• **DATA**

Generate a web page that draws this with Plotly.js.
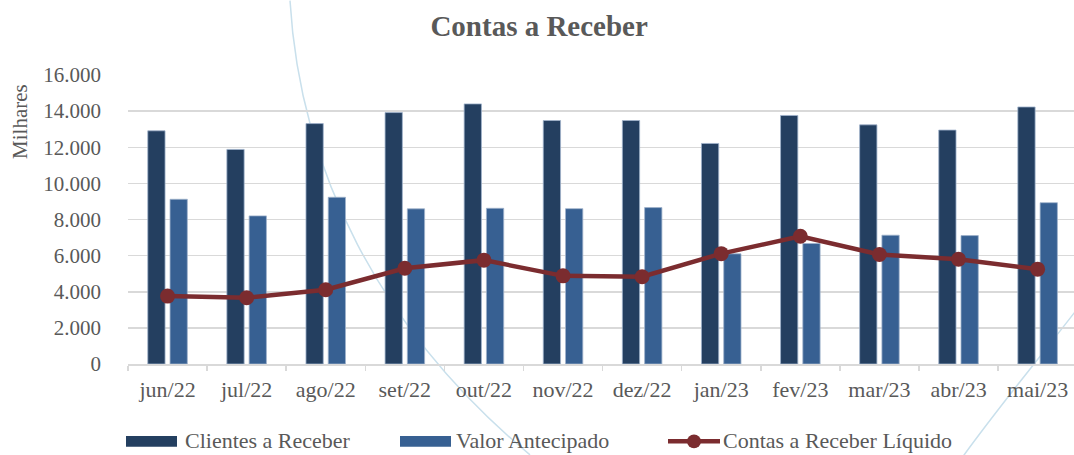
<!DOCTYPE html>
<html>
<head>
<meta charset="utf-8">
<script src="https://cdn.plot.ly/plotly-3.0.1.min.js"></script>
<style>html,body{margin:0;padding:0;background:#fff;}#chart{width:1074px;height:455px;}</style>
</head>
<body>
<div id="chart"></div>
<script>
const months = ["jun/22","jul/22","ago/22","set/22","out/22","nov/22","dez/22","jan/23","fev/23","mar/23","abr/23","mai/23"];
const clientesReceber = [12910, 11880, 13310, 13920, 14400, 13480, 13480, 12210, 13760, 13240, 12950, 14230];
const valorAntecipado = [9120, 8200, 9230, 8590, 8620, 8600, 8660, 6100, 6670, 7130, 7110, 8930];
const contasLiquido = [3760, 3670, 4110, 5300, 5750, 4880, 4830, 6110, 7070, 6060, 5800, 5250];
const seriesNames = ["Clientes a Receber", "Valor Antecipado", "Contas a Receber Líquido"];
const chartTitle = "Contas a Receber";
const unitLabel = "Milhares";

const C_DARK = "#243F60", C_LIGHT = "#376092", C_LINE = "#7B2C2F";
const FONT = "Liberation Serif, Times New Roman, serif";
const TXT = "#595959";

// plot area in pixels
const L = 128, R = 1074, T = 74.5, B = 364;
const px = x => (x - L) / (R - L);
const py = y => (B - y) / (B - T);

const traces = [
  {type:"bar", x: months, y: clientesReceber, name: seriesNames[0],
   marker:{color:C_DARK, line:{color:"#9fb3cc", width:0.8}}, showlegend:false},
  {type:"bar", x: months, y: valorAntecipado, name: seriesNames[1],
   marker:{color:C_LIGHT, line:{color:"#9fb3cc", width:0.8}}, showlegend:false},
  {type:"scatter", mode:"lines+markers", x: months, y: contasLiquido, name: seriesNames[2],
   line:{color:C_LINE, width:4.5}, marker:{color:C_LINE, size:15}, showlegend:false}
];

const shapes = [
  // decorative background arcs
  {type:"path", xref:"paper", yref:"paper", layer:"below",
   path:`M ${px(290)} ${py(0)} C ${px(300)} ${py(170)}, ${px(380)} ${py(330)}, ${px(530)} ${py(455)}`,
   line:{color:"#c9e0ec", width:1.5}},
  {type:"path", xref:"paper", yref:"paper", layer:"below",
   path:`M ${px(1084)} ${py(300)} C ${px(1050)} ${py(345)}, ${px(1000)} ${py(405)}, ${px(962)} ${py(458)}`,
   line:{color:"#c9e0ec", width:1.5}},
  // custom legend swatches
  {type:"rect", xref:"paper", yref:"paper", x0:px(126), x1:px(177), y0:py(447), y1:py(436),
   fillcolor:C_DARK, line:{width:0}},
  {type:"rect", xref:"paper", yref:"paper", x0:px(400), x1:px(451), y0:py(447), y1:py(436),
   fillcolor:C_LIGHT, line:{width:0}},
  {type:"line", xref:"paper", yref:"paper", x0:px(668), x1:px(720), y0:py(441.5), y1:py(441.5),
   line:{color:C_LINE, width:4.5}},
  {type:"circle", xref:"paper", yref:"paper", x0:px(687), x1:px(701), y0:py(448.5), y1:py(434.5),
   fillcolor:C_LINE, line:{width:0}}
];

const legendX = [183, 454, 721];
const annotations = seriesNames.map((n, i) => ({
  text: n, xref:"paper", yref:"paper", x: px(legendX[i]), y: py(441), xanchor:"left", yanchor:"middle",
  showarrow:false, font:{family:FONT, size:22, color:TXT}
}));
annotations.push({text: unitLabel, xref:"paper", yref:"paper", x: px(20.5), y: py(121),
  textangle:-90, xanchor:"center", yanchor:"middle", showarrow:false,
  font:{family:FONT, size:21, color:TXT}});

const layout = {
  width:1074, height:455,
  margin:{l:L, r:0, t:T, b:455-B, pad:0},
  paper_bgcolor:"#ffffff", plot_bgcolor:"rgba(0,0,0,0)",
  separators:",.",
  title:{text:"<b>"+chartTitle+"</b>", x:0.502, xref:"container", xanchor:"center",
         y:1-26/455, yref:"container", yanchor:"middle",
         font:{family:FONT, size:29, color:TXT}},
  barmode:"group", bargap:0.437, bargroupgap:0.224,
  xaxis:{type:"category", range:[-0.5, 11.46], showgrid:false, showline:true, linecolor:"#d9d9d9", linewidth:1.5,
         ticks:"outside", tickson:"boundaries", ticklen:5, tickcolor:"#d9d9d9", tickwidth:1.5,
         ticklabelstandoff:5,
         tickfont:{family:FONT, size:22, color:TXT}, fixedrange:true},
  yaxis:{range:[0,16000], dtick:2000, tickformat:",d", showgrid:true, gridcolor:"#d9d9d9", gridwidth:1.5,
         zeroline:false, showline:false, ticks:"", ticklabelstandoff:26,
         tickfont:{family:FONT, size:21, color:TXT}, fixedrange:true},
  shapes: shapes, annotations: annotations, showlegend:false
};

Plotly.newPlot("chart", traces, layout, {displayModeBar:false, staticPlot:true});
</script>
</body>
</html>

• **YOUR TASK**
Skip the pictures, please, and transcribe only the lines from the beginning of the material through the one that contains "const py = y => (B - y) / (B - T);".

• **OUTPUT FOR THIS TASK**
Generate a web page that draws this with Plotly.js.
<!DOCTYPE html>
<html>
<head>
<meta charset="utf-8">
<script src="https://cdn.plot.ly/plotly-3.0.1.min.js"></script>
<style>html,body{margin:0;padding:0;background:#fff;}#chart{width:1074px;height:455px;}</style>
</head>
<body>
<div id="chart"></div>
<script>
const months = ["jun/22","jul/22","ago/22","set/22","out/22","nov/22","dez/22","jan/23","fev/23","mar/23","abr/23","mai/23"];
const clientesReceber = [12910, 11880, 13310, 13920, 14400, 13480, 13480, 12210, 13760, 13240, 12950, 14230];
const valorAntecipado = [9120, 8200, 9230, 8590, 8620, 8600, 8660, 6100, 6670, 7130, 7110, 8930];
const contasLiquido = [3760, 3670, 4110, 5300, 5750, 4880, 4830, 6110, 7070, 6060, 5800, 5250];
const seriesNames = ["Clientes a Receber", "Valor Antecipado", "Contas a Receber Líquido"];
const chartTitle = "Contas a Receber";
const unitLabel = "Milhares";

const C_DARK = "#243F60", C_LIGHT = "#376092", C_LINE = "#7B2C2F";
const FONT = "Liberation Serif, Times New Roman, serif";
const TXT = "#595959";

// plot area in pixels
const L = 128, R = 1074, T = 74.5, B = 364;
const px = x => (x - L) / (R - L);
const py = y => (B - y) / (B - T);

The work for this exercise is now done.